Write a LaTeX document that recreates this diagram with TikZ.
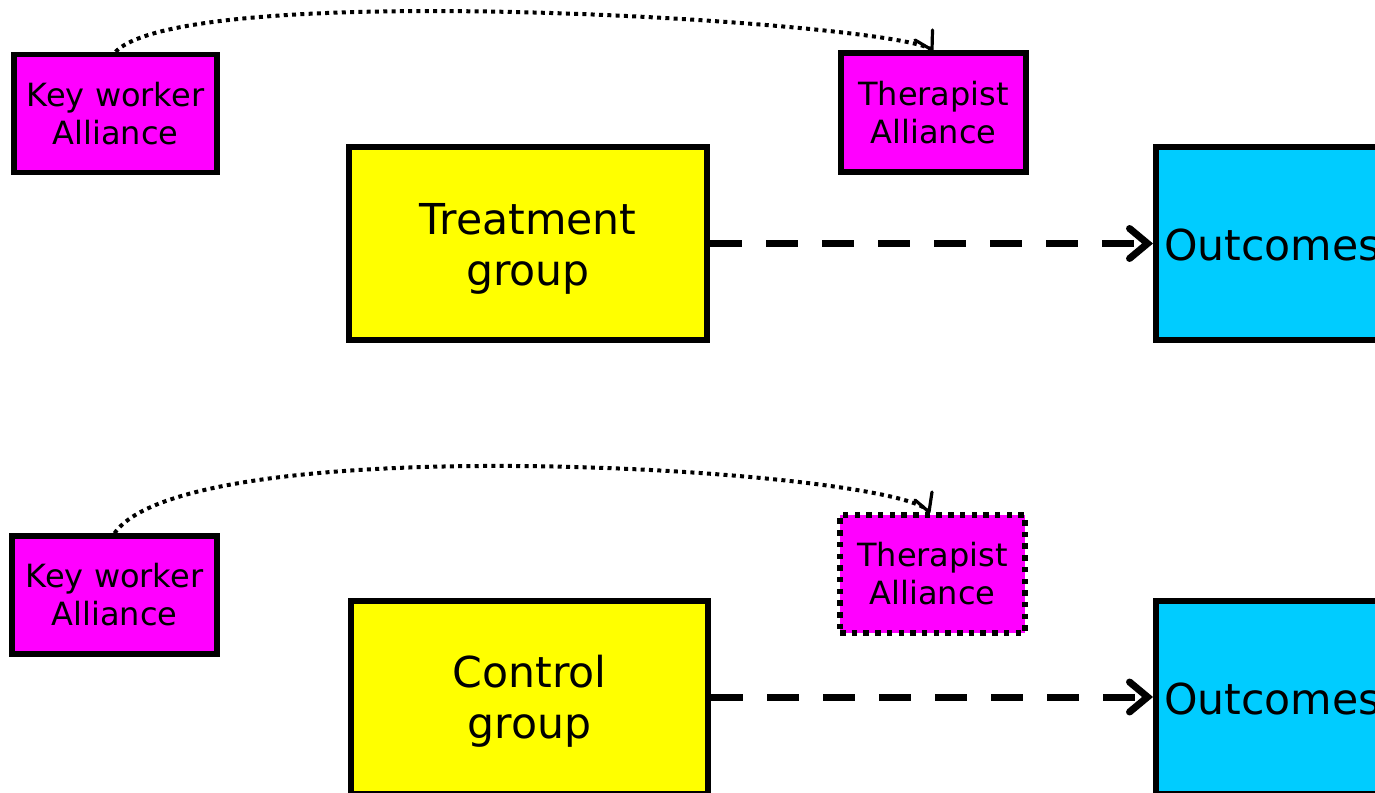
\documentclass[tikz,border=0pt]{standalone}
\usepackage{fontspec}
\setmainfont{DejaVu Sans}
\usetikzlibrary{arrows.meta}
\definecolor{mag}{RGB}{255,0,255}
\definecolor{yel}{RGB}{255,255,0}
\definecolor{cyn}{RGB}{0,204,255}
\newcommand{\topstrut}{\rule{0pt}{41pt}}
\tikzset{
  smallbox/.style={draw=black, line width=5.5pt, fill=mag, align=center, inner sep=0pt,
    font=\fontsize{32}{38}\selectfont},
  bigbox/.style={draw=black, line width=6pt, fill=yel, align=center, inner sep=0pt,
    font=\fontsize{42.6}{51}\selectfont},
  outbox/.style={draw=black, line width=6pt, fill=cyn, inner sep=0pt},
  outtext/.style={anchor=west, inner sep=0pt, font=\fontsize{42.6}{52}\selectfont},
  dashedarrow/.style={line width=7pt, dash pattern=on 32pt off 24pt, line cap=butt,
    -{Straight Barb[length=18pt, width=30pt, line width=7pt, line cap=round]}},
  dottedcurve/.style={line width=4pt, dash pattern=on 4pt off 4.3pt},
  barb/.style={line width=3.2pt, line cap=round, line join=round},
  dottedborder/.style={dash pattern=on 5.5pt off 6.2pt}
}
\begin{document}
\begin{tikzpicture}[x=1pt,y=-1pt]
\useasboundingbox (0,0) rectangle (1375,792);
% ---------- top ----------
\node[smallbox, minimum width=203pt, minimum height=118pt] (kw1) at (115.5,113.5) {Key worker\\Alliance};
\node[smallbox, minimum width=185pt, minimum height=119pt] (th1) at (933.5,112.5) {Therapist\\Alliance};
\node[bigbox, minimum width=358pt, minimum height=193pt] (tr) at (528,243.5) {\topstrut Treatment\\group};
\node[outbox, minimum width=260pt, minimum height=193pt] (out1) at (1286,243.5) {};
\node[outtext] (out1t) at (1164,245) {Outcomes};
\draw[dashedarrow] (tr.east) -- (tr.east -| out1.west);
\coordinate (tip1) at (932,50);
\draw[dottedcurve] (kw1.north) .. controls (190,-23) and (905,23) .. (tip1);
\draw[barb] (tip1) ++(0.5,-20) -- (tip1) -- ++(-17,-10);
% ---------- bottom ----------
\node[smallbox, minimum width=205pt, minimum height=118pt] (kw2) at (114.5,595) {Key worker\\Alliance};
\node[smallbox, dottedborder, minimum width=185pt, minimum height=118pt] (th2) at (932.5,574) {Therapist\\Alliance};
\node[bigbox, minimum width=357pt, minimum height=193pt] (cg) at (529.5,697) {\topstrut Control\\group};
\node[outbox, minimum width=260pt, minimum height=193pt] (out2) at (1286,697) {};
\node[outtext] (out2t) at (1164,699) {Outcomes};
\draw[dashedarrow] (cg.east) -- (cg.east -| out2.west);
\coordinate (tip2) at (929,512);
\draw[dottedcurve] (kw2.north) .. controls (190,425) and (905,470) .. (tip2);
\draw[barb] (tip2) ++(3,-20) -- (tip2) -- ++(-14,-12);
\end{tikzpicture}
\end{document}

• BRIEF: Except for the pictures, reproduce every line exactly.

• TASK SOLUTION:
Write a LaTeX document that recreates this diagram with TikZ.
\documentclass[tikz,border=0pt]{standalone}
\usepackage{fontspec}
\setmainfont{DejaVu Sans}
\usetikzlibrary{arrows.meta}
\definecolor{mag}{RGB}{255,0,255}
\definecolor{yel}{RGB}{255,255,0}
\definecolor{cyn}{RGB}{0,204,255}
\newcommand{\topstrut}{\rule{0pt}{41pt}}
\tikzset{
  smallbox/.style={draw=black, line width=5.5pt, fill=mag, align=center, inner sep=0pt,
    font=\fontsize{32}{38}\selectfont},
  bigbox/.style={draw=black, line width=6pt, fill=yel, align=center, inner sep=0pt,
    font=\fontsize{42.6}{51}\selectfont},
  outbox/.style={draw=black, line width=6pt, fill=cyn, inner sep=0pt},
  outtext/.style={anchor=west, inner sep=0pt, font=\fontsize{42.6}{52}\selectfont},
  dashedarrow/.style={line width=7pt, dash pattern=on 32pt off 24pt, line cap=butt,
    -{Straight Barb[length=18pt, width=30pt, line width=7pt, line cap=round]}},
  dottedcurve/.style={line width=4pt, dash pattern=on 4pt off 4.3pt},
  barb/.style={line width=3.2pt, line cap=round, line join=round},
  dottedborder/.style={dash pattern=on 5.5pt off 6.2pt}
}
\begin{document}
\begin{tikzpicture}[x=1pt,y=-1pt]
\useasboundingbox (0,0) rectangle (1375,792);
% ---------- top ----------
\node[smallbox, minimum width=203pt, minimum height=118pt] (kw1) at (115.5,113.5) {Key worker\\Alliance};
\node[smallbox, minimum width=185pt, minimum height=119pt] (th1) at (933.5,112.5) {Therapist\\Alliance};
\node[bigbox, minimum width=358pt, minimum height=193pt] (tr) at (528,243.5) {\topstrut Treatment\\group};
\node[outbox, minimum width=260pt, minimum height=193pt] (out1) at (1286,243.5) {};
\node[outtext] (out1t) at (1164,245) {Outcomes};
\draw[dashedarrow] (tr.east) -- (tr.east -| out1.west);
\coordinate (tip1) at (932,50);
\draw[dottedcurve] (kw1.north) .. controls (190,-23) and (905,23) .. (tip1);
\draw[barb] (tip1) ++(0.5,-20) -- (tip1) -- ++(-17,-10);
% ---------- bottom ----------
\node[smallbox, minimum width=205pt, minimum height=118pt] (kw2) at (114.5,595) {Key worker\\Alliance};
\node[smallbox, dottedborder, minimum width=185pt, minimum height=118pt] (th2) at (932.5,574) {Therapist\\Alliance};
\node[bigbox, minimum width=357pt, minimum height=193pt] (cg) at (529.5,697) {\topstrut Control\\group};
\node[outbox, minimum width=260pt, minimum height=193pt] (out2) at (1286,697) {};
\node[outtext] (out2t) at (1164,699) {Outcomes};
\draw[dashedarrow] (cg.east) -- (cg.east -| out2.west);
\coordinate (tip2) at (929,512);
\draw[dottedcurve] (kw2.north) .. controls (190,425) and (905,470) .. (tip2);
\draw[barb] (tip2) ++(3,-20) -- (tip2) -- ++(-14,-12);
\end{tikzpicture}
\end{document}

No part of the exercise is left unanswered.